Community action for the environment

Alley Pals

What have we learned?

Supporting the environment can deliver important co-benefits

  • These include: increased physical activity, reduced air pollution, connection with nature, growing and eating fresh food, and making homes warmer and healthier.
  • Environmental action can also create tangible personal benefits, such as saving money, gaining knowledge and skills, and a greater sense of belonging and connection – as well as reducing waste and CO2 emissions.
I have learnt I can make a difference […] that we can make a difference.
Participant, Manor House PACT

"Think global, act local" still resonates

  • People and communities can and do make a difference.
  • Our grantholders have shown how they can lead and inspire behaviour change, offering personal solutions for problems that can seem intimidatingly large and abstract.
  • At the same time, we recognise that communities can’t do it alone, needing the right infrastructure to support those changes.

Make it easy, and personal

  • Start small, and make environmental action easy and attractive
  • Link it to people's personal values and beliefs.
  • Our grantholders have found that showing and sharing what you've achieved can create a positive narrative. Seeing the difference you've made – and especially the difference you've made together – can motivate further action and greater change.

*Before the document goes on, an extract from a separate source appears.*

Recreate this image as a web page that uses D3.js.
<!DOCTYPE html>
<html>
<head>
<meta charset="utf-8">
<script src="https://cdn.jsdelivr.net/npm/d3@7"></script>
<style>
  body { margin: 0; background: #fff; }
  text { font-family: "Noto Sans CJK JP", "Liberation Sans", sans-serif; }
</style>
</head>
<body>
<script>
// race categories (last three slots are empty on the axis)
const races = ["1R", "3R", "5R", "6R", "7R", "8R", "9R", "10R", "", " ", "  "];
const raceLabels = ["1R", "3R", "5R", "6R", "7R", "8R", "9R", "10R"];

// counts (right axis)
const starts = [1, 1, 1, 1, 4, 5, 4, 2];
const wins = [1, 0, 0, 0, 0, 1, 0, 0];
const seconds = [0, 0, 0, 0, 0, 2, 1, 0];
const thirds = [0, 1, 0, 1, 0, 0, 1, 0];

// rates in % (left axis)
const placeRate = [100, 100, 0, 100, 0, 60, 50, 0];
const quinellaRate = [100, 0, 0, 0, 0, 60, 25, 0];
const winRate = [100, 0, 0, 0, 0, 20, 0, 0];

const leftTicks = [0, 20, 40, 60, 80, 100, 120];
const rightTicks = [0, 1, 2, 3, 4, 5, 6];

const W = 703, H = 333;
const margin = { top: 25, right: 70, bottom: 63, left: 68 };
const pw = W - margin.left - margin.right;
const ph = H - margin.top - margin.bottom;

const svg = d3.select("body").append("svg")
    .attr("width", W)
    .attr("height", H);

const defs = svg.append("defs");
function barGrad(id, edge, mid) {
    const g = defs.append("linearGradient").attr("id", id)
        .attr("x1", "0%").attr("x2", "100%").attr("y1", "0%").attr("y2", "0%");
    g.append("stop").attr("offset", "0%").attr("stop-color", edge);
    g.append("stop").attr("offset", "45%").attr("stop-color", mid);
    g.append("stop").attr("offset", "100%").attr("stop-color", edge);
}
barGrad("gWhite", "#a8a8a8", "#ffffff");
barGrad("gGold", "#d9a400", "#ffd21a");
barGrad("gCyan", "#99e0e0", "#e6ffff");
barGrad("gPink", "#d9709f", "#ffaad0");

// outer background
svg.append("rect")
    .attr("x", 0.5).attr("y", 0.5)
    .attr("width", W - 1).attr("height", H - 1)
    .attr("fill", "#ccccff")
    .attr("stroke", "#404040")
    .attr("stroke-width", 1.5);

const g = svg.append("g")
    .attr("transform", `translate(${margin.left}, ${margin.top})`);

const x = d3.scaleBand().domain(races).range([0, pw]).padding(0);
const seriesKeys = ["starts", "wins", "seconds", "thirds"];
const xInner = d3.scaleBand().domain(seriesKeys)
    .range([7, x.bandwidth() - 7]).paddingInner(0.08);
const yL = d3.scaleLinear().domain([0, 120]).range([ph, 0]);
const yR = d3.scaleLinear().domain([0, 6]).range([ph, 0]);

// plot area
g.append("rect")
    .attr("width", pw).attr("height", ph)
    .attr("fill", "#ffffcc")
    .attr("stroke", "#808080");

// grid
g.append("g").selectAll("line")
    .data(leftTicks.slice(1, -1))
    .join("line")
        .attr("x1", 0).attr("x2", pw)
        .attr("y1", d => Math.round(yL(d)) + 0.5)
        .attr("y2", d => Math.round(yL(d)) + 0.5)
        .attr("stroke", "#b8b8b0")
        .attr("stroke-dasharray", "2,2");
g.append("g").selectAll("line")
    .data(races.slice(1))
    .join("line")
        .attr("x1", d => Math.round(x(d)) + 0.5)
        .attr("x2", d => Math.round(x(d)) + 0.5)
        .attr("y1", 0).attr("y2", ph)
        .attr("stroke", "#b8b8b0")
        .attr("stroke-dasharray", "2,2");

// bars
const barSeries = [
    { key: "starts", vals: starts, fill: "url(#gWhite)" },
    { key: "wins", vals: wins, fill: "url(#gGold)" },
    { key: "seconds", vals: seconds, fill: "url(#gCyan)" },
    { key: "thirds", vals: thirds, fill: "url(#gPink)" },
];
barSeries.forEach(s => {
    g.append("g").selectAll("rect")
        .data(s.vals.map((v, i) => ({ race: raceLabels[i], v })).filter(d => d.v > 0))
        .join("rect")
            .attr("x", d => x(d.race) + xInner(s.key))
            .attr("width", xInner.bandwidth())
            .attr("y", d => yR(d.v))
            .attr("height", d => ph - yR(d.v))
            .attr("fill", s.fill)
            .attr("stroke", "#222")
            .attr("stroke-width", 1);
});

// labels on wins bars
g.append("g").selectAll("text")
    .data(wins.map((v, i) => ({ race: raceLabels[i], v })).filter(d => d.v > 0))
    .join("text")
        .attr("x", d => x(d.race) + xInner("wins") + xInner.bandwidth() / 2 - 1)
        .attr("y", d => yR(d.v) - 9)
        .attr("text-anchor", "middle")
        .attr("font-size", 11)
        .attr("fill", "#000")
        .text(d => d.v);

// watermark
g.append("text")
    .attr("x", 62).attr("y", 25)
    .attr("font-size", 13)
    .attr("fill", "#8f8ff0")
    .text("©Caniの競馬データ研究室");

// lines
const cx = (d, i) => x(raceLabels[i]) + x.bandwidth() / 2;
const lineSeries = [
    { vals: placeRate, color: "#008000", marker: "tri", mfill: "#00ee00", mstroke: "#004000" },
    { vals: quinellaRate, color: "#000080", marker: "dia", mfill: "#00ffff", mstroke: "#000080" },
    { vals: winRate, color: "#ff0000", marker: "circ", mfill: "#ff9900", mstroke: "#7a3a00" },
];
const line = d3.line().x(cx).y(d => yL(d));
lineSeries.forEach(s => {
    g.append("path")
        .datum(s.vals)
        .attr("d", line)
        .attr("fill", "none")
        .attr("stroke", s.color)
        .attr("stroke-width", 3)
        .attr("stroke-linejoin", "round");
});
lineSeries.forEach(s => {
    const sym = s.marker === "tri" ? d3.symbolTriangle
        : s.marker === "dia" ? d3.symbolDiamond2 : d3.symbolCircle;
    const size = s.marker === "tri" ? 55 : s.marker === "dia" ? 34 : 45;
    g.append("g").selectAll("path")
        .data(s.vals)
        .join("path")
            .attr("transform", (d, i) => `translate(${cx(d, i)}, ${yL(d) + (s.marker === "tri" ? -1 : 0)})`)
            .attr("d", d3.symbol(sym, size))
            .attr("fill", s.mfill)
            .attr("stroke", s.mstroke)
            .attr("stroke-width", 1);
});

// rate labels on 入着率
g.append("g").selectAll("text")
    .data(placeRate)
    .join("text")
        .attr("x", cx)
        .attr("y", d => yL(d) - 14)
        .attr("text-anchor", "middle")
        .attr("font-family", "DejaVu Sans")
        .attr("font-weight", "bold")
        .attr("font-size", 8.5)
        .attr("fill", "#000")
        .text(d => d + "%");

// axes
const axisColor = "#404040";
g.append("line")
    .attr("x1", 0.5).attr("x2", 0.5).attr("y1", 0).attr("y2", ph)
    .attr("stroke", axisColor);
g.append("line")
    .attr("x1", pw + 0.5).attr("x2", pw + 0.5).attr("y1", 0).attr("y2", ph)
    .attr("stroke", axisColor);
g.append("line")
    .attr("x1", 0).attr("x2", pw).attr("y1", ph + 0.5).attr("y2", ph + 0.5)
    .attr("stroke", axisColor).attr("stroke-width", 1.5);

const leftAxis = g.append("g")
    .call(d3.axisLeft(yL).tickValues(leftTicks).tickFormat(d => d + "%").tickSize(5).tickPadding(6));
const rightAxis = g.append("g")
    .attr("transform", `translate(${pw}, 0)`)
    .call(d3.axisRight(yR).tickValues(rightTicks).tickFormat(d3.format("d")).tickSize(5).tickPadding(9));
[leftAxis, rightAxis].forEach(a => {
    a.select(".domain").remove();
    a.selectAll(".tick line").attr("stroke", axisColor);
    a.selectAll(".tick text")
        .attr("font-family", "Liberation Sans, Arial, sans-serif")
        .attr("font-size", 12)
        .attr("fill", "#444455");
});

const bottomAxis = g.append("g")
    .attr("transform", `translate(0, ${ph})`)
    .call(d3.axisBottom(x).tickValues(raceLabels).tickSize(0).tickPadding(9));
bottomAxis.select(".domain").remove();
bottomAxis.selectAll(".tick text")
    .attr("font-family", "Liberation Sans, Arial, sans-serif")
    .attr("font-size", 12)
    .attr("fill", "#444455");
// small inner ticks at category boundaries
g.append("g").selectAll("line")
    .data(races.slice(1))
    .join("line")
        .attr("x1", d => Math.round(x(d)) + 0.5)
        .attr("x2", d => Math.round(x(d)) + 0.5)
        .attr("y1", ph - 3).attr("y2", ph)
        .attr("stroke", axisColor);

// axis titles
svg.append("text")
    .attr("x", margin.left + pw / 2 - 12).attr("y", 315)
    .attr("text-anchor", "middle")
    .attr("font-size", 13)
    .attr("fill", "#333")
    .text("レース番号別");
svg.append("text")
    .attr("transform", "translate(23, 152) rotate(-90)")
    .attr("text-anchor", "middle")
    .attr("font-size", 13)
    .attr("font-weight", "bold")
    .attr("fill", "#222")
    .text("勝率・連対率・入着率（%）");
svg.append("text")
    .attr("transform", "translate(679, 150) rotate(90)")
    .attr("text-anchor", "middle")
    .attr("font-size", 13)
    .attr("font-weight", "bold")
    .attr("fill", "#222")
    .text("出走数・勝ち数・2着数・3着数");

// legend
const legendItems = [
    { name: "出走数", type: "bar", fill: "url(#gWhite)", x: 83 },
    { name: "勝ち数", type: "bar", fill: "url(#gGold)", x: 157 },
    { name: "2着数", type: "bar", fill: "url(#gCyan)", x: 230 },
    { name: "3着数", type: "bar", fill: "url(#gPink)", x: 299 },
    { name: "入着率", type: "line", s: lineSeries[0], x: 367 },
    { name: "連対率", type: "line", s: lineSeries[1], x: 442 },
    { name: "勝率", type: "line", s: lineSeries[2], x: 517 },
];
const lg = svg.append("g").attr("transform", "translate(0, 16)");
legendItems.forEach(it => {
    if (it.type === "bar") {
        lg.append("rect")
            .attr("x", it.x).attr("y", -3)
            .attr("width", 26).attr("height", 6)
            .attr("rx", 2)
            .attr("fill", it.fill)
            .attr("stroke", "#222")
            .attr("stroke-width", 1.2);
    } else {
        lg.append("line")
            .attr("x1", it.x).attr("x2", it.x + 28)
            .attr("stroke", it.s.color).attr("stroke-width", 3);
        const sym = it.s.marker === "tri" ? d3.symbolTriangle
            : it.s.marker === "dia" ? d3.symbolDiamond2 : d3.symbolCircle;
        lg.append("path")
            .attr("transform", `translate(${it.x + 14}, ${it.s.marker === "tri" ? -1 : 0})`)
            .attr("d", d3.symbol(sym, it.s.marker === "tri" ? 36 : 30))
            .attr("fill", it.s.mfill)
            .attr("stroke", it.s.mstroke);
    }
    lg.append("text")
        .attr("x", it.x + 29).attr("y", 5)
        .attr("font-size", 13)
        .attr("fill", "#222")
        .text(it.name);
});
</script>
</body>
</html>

The importance of community

  • Appealing to people's sense of community can be more effective than an explicit appeal to the climate emergency.
  • Working at local level can create networks where people keep up their commitment because they feel a sense of ownership with, and accountability to, their neighbours.
Making the link between growing food in your garden and stuff that you potentially throw out at the end of the day is quite interesting. If I’m growing stuff here, I definitely don’t want to be throwing it out.
Member, Edinburgh Garden Share Scheme

Welcome and enable diversity

  • A diverse and inclusive movement helps tackle the assumption that environmental action is disproportionately white and middle class.
  • It's essential to recognise the contribution that many people from Black, Asian and minority ethnic communities make by living actively green lives.
  • Practical adjustments like paying a living wage and ensuring that outdoor venues are fully accessible to people with disabilities are important ways to make the movement more inclusive.
  • And as well as supporting green-focused projects, we've funded and will continue to fund ways for all our grantholders to make their work more sustainable.